Katie: Sort of. I mean, I look to a lot of artists but recently I’ve been looking for only paint’s sake. I’ve been trying not to look, and actually have gone to a lot less openings. I think because of it I had a lot voices in my head. I think I’ve been getting rid of some of the voices from college, some of the professors at MICA; kind of feeling my own way. I think that was a big thing with Vermont, it taught me to figure it out and then maybe look around more. So right now I’m not really looking at anyone, and kind of being careful about that.
Chloe: Do you look to things beyond the art world? Do you watch rugby? Do you read about hunting?
Katie: I do a lot of research, and I want to do even more. Swimming is definitely a big push for me. Right now I’m training for a race in June. A lot of the work came from coaching, and that feeling of my two worlds –swimming, especially coaching, and artfeeling so separate. A lot of that was wondering why don’t I explore the things I’m thinking about in swimming? Like the idea of teaching a kid to be competitive, you can’t. You can encourage it, a good competition. Coaching has brought a lot of this stuff out.
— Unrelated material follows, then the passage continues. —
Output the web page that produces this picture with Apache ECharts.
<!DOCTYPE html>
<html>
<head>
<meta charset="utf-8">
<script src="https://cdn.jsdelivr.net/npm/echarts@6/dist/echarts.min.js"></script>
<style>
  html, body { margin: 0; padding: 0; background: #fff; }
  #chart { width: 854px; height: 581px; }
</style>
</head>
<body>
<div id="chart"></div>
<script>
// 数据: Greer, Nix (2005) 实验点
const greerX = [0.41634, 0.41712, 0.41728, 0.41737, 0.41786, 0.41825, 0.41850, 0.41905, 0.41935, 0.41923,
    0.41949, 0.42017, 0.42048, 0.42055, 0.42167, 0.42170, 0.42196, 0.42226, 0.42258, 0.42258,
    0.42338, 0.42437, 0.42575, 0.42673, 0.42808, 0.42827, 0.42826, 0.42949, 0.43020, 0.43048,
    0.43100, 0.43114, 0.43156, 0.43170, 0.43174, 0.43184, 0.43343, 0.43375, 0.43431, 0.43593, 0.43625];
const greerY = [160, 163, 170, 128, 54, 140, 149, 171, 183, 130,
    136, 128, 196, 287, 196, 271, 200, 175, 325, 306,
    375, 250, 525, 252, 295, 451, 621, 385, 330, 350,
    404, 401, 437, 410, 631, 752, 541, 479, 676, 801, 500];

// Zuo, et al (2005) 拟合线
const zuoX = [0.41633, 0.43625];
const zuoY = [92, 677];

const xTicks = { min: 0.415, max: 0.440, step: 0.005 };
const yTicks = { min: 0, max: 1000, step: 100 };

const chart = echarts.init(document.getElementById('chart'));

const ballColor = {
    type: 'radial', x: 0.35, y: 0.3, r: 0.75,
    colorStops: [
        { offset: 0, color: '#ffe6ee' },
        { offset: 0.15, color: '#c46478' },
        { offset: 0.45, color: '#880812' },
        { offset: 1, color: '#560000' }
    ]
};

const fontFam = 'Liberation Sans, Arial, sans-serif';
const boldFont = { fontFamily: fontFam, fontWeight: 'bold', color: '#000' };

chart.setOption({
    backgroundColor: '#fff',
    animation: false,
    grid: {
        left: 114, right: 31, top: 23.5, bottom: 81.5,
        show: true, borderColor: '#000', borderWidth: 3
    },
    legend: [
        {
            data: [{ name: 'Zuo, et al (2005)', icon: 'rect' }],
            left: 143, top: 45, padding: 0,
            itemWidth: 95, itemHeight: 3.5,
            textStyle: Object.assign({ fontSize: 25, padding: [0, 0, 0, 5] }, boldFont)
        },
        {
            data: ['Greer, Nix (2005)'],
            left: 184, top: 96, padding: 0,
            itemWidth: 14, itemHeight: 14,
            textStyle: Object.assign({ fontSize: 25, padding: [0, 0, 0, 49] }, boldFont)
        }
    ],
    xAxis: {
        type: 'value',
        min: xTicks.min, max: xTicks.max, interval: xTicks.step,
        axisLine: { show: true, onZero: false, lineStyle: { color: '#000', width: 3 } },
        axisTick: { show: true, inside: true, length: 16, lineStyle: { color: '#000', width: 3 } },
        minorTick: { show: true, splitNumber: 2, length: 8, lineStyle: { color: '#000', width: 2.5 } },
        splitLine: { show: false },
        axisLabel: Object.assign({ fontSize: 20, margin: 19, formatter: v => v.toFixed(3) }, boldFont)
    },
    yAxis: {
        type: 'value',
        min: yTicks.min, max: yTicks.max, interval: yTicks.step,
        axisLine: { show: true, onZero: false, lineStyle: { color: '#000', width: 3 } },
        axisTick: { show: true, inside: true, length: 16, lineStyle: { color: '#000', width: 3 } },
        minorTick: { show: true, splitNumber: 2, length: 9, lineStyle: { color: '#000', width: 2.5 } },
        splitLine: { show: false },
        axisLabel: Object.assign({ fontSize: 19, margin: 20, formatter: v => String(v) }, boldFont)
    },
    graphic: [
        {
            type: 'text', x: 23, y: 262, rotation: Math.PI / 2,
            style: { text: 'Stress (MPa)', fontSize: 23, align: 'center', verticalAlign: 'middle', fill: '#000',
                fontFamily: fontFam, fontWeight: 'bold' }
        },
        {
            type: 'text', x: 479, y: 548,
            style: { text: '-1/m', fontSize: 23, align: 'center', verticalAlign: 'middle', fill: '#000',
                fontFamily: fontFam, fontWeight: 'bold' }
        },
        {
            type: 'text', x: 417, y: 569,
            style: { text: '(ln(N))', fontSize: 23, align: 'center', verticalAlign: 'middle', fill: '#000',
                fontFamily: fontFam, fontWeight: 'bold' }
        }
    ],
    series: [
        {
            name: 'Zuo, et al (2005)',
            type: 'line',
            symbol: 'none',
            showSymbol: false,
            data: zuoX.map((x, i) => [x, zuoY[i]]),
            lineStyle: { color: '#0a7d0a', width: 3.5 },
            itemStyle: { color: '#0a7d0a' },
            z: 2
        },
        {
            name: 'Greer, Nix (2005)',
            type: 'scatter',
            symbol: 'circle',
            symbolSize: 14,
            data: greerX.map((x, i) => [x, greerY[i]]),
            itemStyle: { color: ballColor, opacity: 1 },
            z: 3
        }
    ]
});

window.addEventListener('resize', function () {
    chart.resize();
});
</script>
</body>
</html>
It’s very strange to see a talented swimmer not having that instinct to when they’re being passed to push harder, because a lot of people are just going to let it go, they just let it happen. It was a big jump for me when I decided to merge those two worlds, or use them to my advantage. I definitely look to my swimmers, that’s why some of my paintings have been about swimming. Or even looking at image, like I’ve gone to rugby games, I’ve gone to horseraces. Looking at those images, but then relating what I might be observing to how I feel when I race. Definitely a lot of research, and I want to do more. I’ve been talking to some club rugby teams in DC that I have some friends on, about getting in there a little bit. But I’m also trying to be careful about sports, because I’ve also been thinking about competitiveness amongst artists or in our everyday lives and that’s where body language can kind of branch off into its own thing too, just the way we handle each other. It has a lot to do with human interaction and behavior, but I’m not really sure how to explore all that just yet.
Chloe: Sounds like you’re figuring it out and you’re working hard.